--- Input material ---

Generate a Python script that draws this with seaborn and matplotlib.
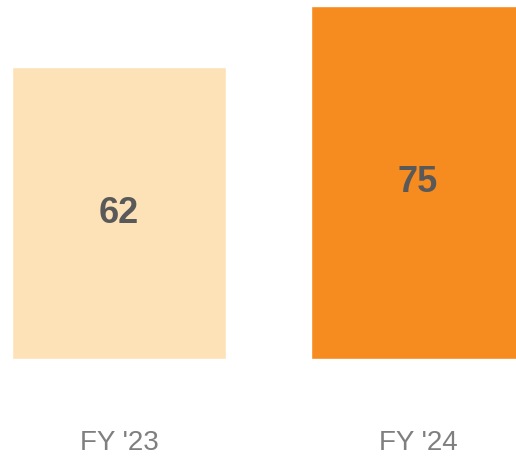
import matplotlib.pyplot as plt
import pandas as pd
import seaborn as sns

# data
categories = ["FY '23", "FY '24"]
values = [62, 75]
bar_colors = ["#FDE2B8", "#F68B1F"]


def main() -> None:
    sns.set_theme(style="white")
    plt.rcParams["font.family"] = ["Liberation Sans", "DejaVu Sans"]

    df = pd.DataFrame({"period": categories, "value": values})

    fig = plt.figure(figsize=(5.16, 4.59), dpi=100)
    ax = fig.add_axes([0.0, 100 / 459, 1.0, 353 / 459])

    sns.barplot(
        data=df,
        x="period",
        y="value",
        hue="period",
        palette=bar_colors,
        width=0.716,
        legend=False,
        saturation=1,
        ax=ax,
    )

    # value labels in the middle of each bar
    for i, v in enumerate(values):
        ax.text(
            i, v / 2, f"{v}",
            ha="center", va="center",
            fontsize=26, fontweight="bold", color="#595959",
        )

    ax.set_xlim(-0.398, 1.328)
    ax.set_ylim(0, 75)
    ax.set_xlabel("")
    ax.set_ylabel("")
    ax.set_yticks([])
    ax.tick_params(axis="x", length=0, pad=51, labelsize=20, labelcolor="#7F7F7F")
    sns.despine(ax=ax, left=True, bottom=True)

    fig.savefig("out.png", dpi=100)
    plt.close(fig)


if __name__ == "__main__":
    main()
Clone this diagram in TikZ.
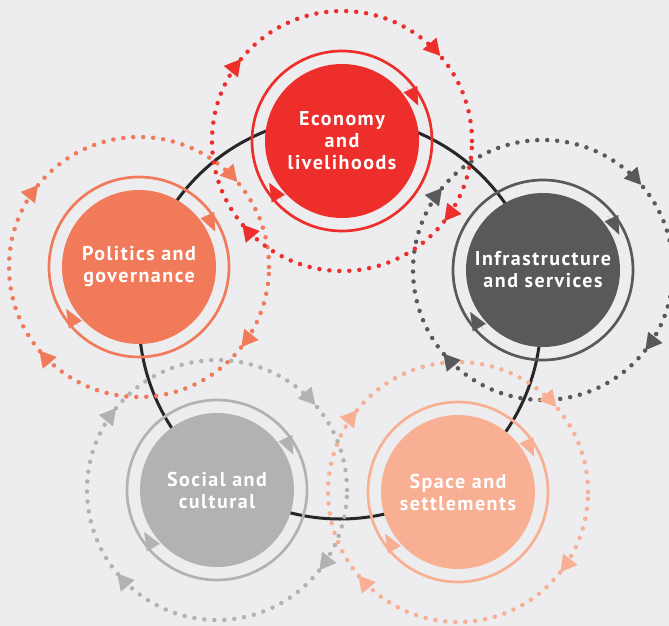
\documentclass[tikz,border=0pt]{standalone}
\usepackage{fontspec}
\setsansfont[LetterSpace=7.5]{PT Sans}
\usetikzlibrary{arrows.meta}
\definecolor{bgc}{RGB}{237,237,239}
\definecolor{econc}{RGB}{237,46,43}
\definecolor{polc}{RGB}{240,122,90}
\definecolor{infc}{RGB}{88,89,91}
\definecolor{socc}{RGB}{177,178,180}
\definecolor{spac}{RGB}{248,175,148}
\definecolor{hubc}{RGB}{40,38,40}
\begin{document}
\begin{tikzpicture}[
        x=1pt, y=1pt,
        font=\sffamily\bfseries\fontsize{20}{22}\selectfont
    ]
    \tikzset{
        mynode/.style = {circle, minimum size=154pt, inner sep=0pt, align=center, text=white, fill=#1},
        myring/.style = {line width=2.7pt, draw=#1},
        mydots/.style = {line width=4.5pt, line cap=round, dash pattern=on 0pt off 10pt, draw=#1},
        ringtip/.style = {line width=0.01pt, draw=#1, -{Triangle[length=18pt,width=15pt]}},
        dottip/.style = {line width=0.01pt, draw=#1, -{Triangle[length=16pt,width=18pt]}},
        hubring/.style = {line width=3pt, draw=hubc},
    }
    \fill[bgc] (0,0) rectangle (669,-626);
    \useasboundingbox (0,0) rectangle (669,-626);
    \clip (0,0) rectangle (669,-626);
    %
    \coordinate (hub) at (340,-318);
    \draw[hubring] (hub) circle[radius=201pt];
    %
    \node[mynode=econc] at (342,-141) (econ) {Economy\\and\\livelihoods};
    \node[mynode=polc] at (139,-267) (pol) {Politics and\\governance};
    \node[mynode=infc] at (543,-270) (infra) {Infrastructure\\and services};
    \node[mynode=socc] at (217,-490) (soc) {Social and\\cultural};
    \node[mynode=spac] at (458,-492) (spa) {Space and\\settlements};
    %
    \draw[myring=econc] (econ) circle[radius=90pt];
    \draw[myring=polc] (pol) circle[radius=90pt];
    \draw[myring=infc] (infra) circle[radius=90pt];
    \draw[myring=socc] (soc) circle[radius=90pt];
    \draw[myring=spac] (spa) circle[radius=90pt];
    %
    \draw[mydots=socc] (soc) circle[radius=130pt];
    \draw[mydots=spac] (spa) circle[radius=130pt];
    \draw[mydots=infc] (infra) circle[radius=130pt];
    \draw[mydots=polc] (pol) circle[radius=130pt];
    \draw[mydots=econc] (econ) circle[radius=130pt];
    %
    \foreach \n/\c in {econ/econc, pol/polc, infra/infc, soc/socc, spa/spac} {
        \foreach \a in {25, 210}
            \draw[ringtip=\c] (\n.center) ++(\a+15:84pt) arc[start angle=\a+15, end angle=\a, radius=84pt];
        \foreach \a in {41, 141, 220, 322}
            \draw[dottip=\c] (\n.center) ++(\a+8:130pt) arc[start angle=\a+8, end angle=\a, radius=130pt];
    }
\end{tikzpicture}
\end{document}
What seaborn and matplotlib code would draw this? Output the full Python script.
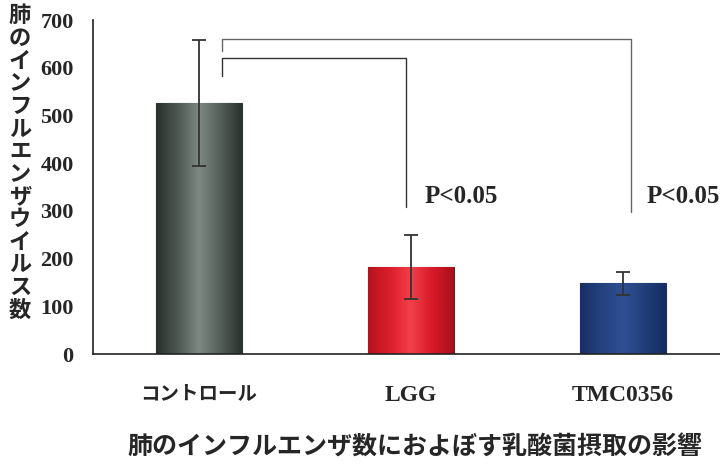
import numpy as np
import pandas as pd
import seaborn as sns
import matplotlib.pyplot as plt
from matplotlib.colors import LinearSegmentedColormap
from matplotlib.font_manager import FontProperties

# データ
groups = ['コントロール', 'LGG', 'TMC0356']
means = [527, 182, 148]
errs = [132, 67, 24]
p_labels = ['P<0.05', 'P<0.05']

sns.set_style('white')
plt.rcParams['font.family'] = ['Liberation Serif', 'Noto Sans CJK JP', 'DejaVu Sans']

df = pd.DataFrame({'group': groups, 'value': means})

fig = plt.figure(figsize=(7.2, 4.65), dpi=100)
ax = fig.add_axes([93 / 720, 1 - 354 / 465, 1 - 93 / 720, (354 - 20) / 465])

sns.barplot(data=df, x='group', y='value', ax=ax, width=0.405,
            color='white', edgecolor='#333333', linewidth=0.8)

# 円柱っぽいグラデーション
shades = [['#28302c', '#4d5752', '#7f8984', '#555f5a', '#2a322e'],
          ['#b5121f', '#dc1e2b', '#f2404a', '#d81a28', '#a8101c'],
          ['#172f66', '#24427f', '#2f4f92', '#223f7c', '#162d62']]
for patch, cols in zip(ax.patches, shades):
    cmap = LinearSegmentedColormap.from_list('g', cols)
    x0, y0 = patch.get_x(), patch.get_y()
    w, h = patch.get_width(), patch.get_height()
    grad = np.linspace(0, 1, 200).reshape(1, -1)
    im = ax.imshow(grad, cmap=cmap, aspect='auto', extent=[x0, x0 + w, y0, y0 + h],
                   zorder=patch.get_zorder() + 0.1)
    im.set_clip_path(patch)

ax.errorbar(x=range(len(groups)), y=means, yerr=errs, fmt='none', ecolor='#333333',
            elinewidth=1.3, capsize=5, capthick=1.3, zorder=5)

# 有意差のブラケット
ax.plot([0.11, 0.11, 2.04, 2.04], [634, 660, 660, 298], color='#666666', lw=1, zorder=4)
ax.plot([0.11, 0.11, 0.976, 0.976], [582, 620, 620, 309], color='#333333', lw=1, zorder=4)
ax.text(1.236, 330, p_labels[0], ha='center', va='center', fontsize=18, fontweight='bold')
ax.text(2.283, 330, p_labels[1], ha='center', va='center', fontsize=18, fontweight='bold')

ax.set_ylim(0, 700)
ax.set_xlim(-0.5, 2.458)
ax.set_yticks(range(0, 701, 100))
ax.set_xlabel('')
ax.set_ylabel('')
for s in ['top', 'right']:
    ax.spines[s].set_visible(False)
for s in ['left', 'bottom']:
    ax.spines[s].set_color('#222222')
    ax.spines[s].set_linewidth(1.2)

ax.tick_params(axis='y', direction='in', length=8, width=1, pad=14, labelsize=16)
ax.tick_params(axis='x', length=0, pad=22, labelsize=17)
ax.set_xticks([0.5, 1.5], minor=True)
ax.tick_params(axis='x', which='minor', direction='in', length=4, width=1)
for lab in ax.get_yticklabels() + ax.get_xticklabels():
    lab.set_fontweight('bold')
jp = ax.get_xticklabels()[0]
jp.set_fontproperties(FontProperties(family='Noto Sans CJK JP', weight='bold', size=14))

fig.text(20 / 720, 1 - 163 / 465, '\n'.join('肺のインフルエンザウイルス数'),
         ha='center', va='center', fontsize=16, linespacing=0.98, fontweight='semibold',
         family=['Noto Sans CJK JP', 'DejaVu Sans'])
fig.text(415 / 720, 1 - 448 / 465, '肺のインフルエンザ数におよぼす乳酸菌摂取の影響',
         ha='center', va='center', fontsize=18, fontweight='semibold',
         family=['Noto Sans CJK JP', 'DejaVu Sans'])

fig.savefig('out.png', dpi=100)
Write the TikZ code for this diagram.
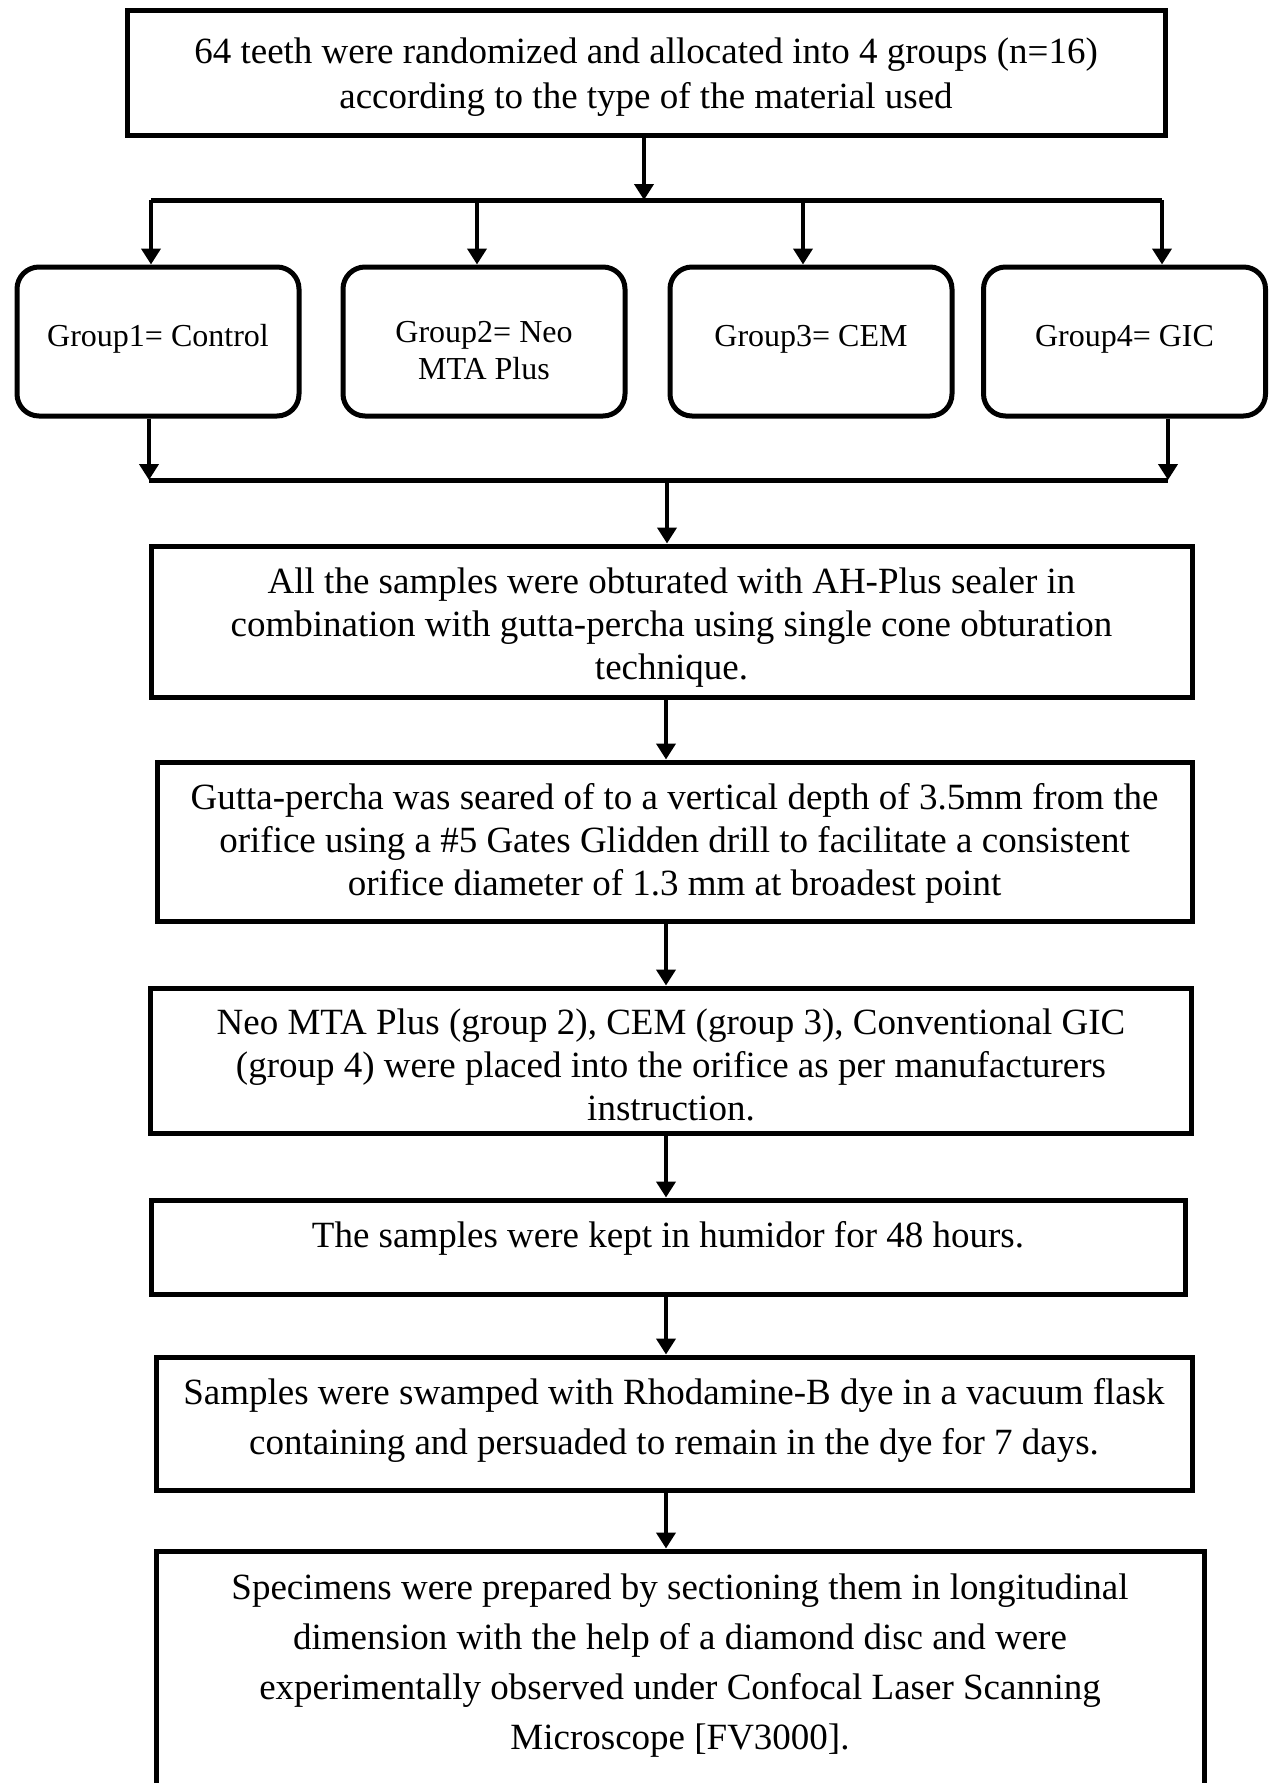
\documentclass[tikz,border=0pt]{standalone}
\usepackage{fontspec}
\setmainfont{Liberation Serif}
\usetikzlibrary{arrows.meta}
\tikzset{
	box/.style={draw, line width=2.5pt, align=center, inner sep=0pt, font=\fontsize{18.5}{21.5}\selectfont},
	grp/.style={draw, line width=2.5pt, rounded corners=11pt, align=center, minimum width=141pt, minimum height=74.5pt, inner sep=0pt, font=\fontsize{16}{18.5}\selectfont},
	arr/.style={line width=2.2pt, -{Triangle[length=8pt,width=9.5pt]}},
	bar/.style={line width=2.5pt},
}
\newcommand{\pushdown}[1]{\rule{0pt}{#1}}
\newcommand{\pushup}[1]{\rule[-#1]{0pt}{1pt}}

\begin{document}
\begin{tikzpicture}[x=0.5pt, y=-0.5pt]
		%%%%% START %%%%%
		\useasboundingbox (0, 0) rectangle (1279, 1783);
		\clip (0, 0) rectangle (1279, 1783);
		
		\node[box, minimum width=519pt, minimum height=62.75pt, font=\fontsize{18.5}{22.5}\selectfont] (teeth) at (646, 73) {\pushdown{16.5pt}64 teeth were randomized and allocated into 4 groups (n=16)\\according to the type of the material used};
		
		% groups
		\node[grp] (g1) at (158, 341.5) {Group1= Control\pushup{6pt}};
		\node[grp] (g2) at (484, 341.5) {\pushdown{19.5pt}Group2= Neo\\MTA Plus};
		\node[grp] (g3) at (811, 341.5) {Group3= CEM\pushup{6pt}};
		\node[grp] (g4) at (1124.5, 341.5) {Group4= GIC\pushup{6pt}};
		
		\coordinate (s1) at (151, 200);
		\coordinate (s2) at (477, 200);
		\coordinate (s3) at (803, 200);
		\coordinate (s4) at (1162, 200);
		\coordinate (s0) at (644, 200);
		\draw[arr] (teeth.south -| s0) -- (s0);
		\draw[bar] (s1) -- (s4);
		\draw[arr] (s1) -- (s1 |- g1.north);
		\draw[arr] (s2) -- (s2 |- g2.north);
		\draw[arr] (s3) -- (s3 |- g3.north);
		\draw[arr] (s4) -- (s4 |- g4.north);
		
		\coordinate (m1) at (149, 480);
		\coordinate (m2) at (1168, 480);
		\coordinate (m3) at (667, 480);
		\draw[arr] (m1 |- g1.south) -- (m1);
		\draw[arr] (m2 |- g4.south) -- (m2);
		\draw[bar] (m1) -- (m2);
		
		% steps
		\node[box, minimum width=520.5pt, minimum height=75.5pt] (obt) at (671.5, 621.5) {\pushdown{19.2pt}All the samples were obturated with AH-Plus sealer in\\combination with gutta-percha using single cone obturation\\technique.};
		\node[box, minimum width=517.5pt, minimum height=79.5pt] (sear) at (674.5, 841.5) {\pushdown{15pt}Gutta-percha was seared of to a vertical depth of 3.5mm from the\\orifice using a \#5 Gates Glidden drill to facilitate a consistent\\orifice diameter of 1.3 mm at broadest point};
		\node[box, minimum width=520.5pt, minimum height=72.5pt] (place) at (671, 1060.5) {\pushdown{17.6pt}Neo MTA Plus (group 2), CEM (group 3), Conventional GIC\\(group 4) were placed into the orifice as per manufacturers\\instruction.};
		\node[box, minimum width=517pt, minimum height=47pt] (humid) at (668, 1247) {The samples were kept in humidor for 48 hours.\pushup{13pt}};
		\node[box, minimum width=518pt, minimum height=66.5pt, font=\fontsize{18.5}{25}\selectfont] (dye) at (674, 1423.5) {Samples were swamped with Rhodamine-B dye in a vacuum flask\\containing and persuaded to remain in the dye for 7 days.\pushup{7.5pt}};
		\node[box, minimum width=524pt, minimum height=139.5pt] (spec) at (680, 1690.5) {};
		\node[align=center, inner sep=0pt, font=\fontsize{18.5}{25}\selectfont] (spectxt) at (680, 1666) {Specimens were prepared by sectioning them in longitudinal\\dimension with the help of a diamond disc and were\\experimentally observed under Confocal Laser Scanning\\Microscope [FV3000].};
		
		\coordinate (axis) at (666, 0);
		\draw[arr] (m3) -- (m3 |- obt.north);
		\draw[arr] (obt.south -| axis) -- (sear.north -| axis);
		\draw[arr] (sear.south -| axis) -- (place.north -| axis);
		\draw[arr] (place.south -| axis) -- (humid.north -| axis);
		\draw[arr] (humid.south -| axis) -- (dye.north -| axis);
		\draw[arr] (dye.south -| axis) -- (spec.north -| axis);
		%%%%% END %%%%%
	\end{tikzpicture}
\end{document}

---

* _Task goal_
Begin with the line that contains "Write the TikZ code for this diagram." and end with the line that contains "at (1124.5, 341.5)"; write out both and all lines between exactly, but no pictures.

* _Response to this exercise_
Write the TikZ code for this diagram.
\documentclass[tikz,border=0pt]{standalone}
\usepackage{fontspec}
\setmainfont{Liberation Serif}
\usetikzlibrary{arrows.meta}
\tikzset{
	box/.style={draw, line width=2.5pt, align=center, inner sep=0pt, font=\fontsize{18.5}{21.5}\selectfont},
	grp/.style={draw, line width=2.5pt, rounded corners=11pt, align=center, minimum width=141pt, minimum height=74.5pt, inner sep=0pt, font=\fontsize{16}{18.5}\selectfont},
	arr/.style={line width=2.2pt, -{Triangle[length=8pt,width=9.5pt]}},
	bar/.style={line width=2.5pt},
}
\newcommand{\pushdown}[1]{\rule{0pt}{#1}}
\newcommand{\pushup}[1]{\rule[-#1]{0pt}{1pt}}

\begin{document}
\begin{tikzpicture}[x=0.5pt, y=-0.5pt]
		%%%%% START %%%%%
		\useasboundingbox (0, 0) rectangle (1279, 1783);
		\clip (0, 0) rectangle (1279, 1783);
		
		\node[box, minimum width=519pt, minimum height=62.75pt, font=\fontsize{18.5}{22.5}\selectfont] (teeth) at (646, 73) {\pushdown{16.5pt}64 teeth were randomized and allocated into 4 groups (n=16)\\according to the type of the material used};
		
		% groups
		\node[grp] (g1) at (158, 341.5) {Group1= Control\pushup{6pt}};
		\node[grp] (g2) at (484, 341.5) {\pushdown{19.5pt}Group2= Neo\\MTA Plus};
		\node[grp] (g3) at (811, 341.5) {Group3= CEM\pushup{6pt}};
		\node[grp] (g4) at (1124.5, 341.5) {Group4= GIC\pushup{6pt}};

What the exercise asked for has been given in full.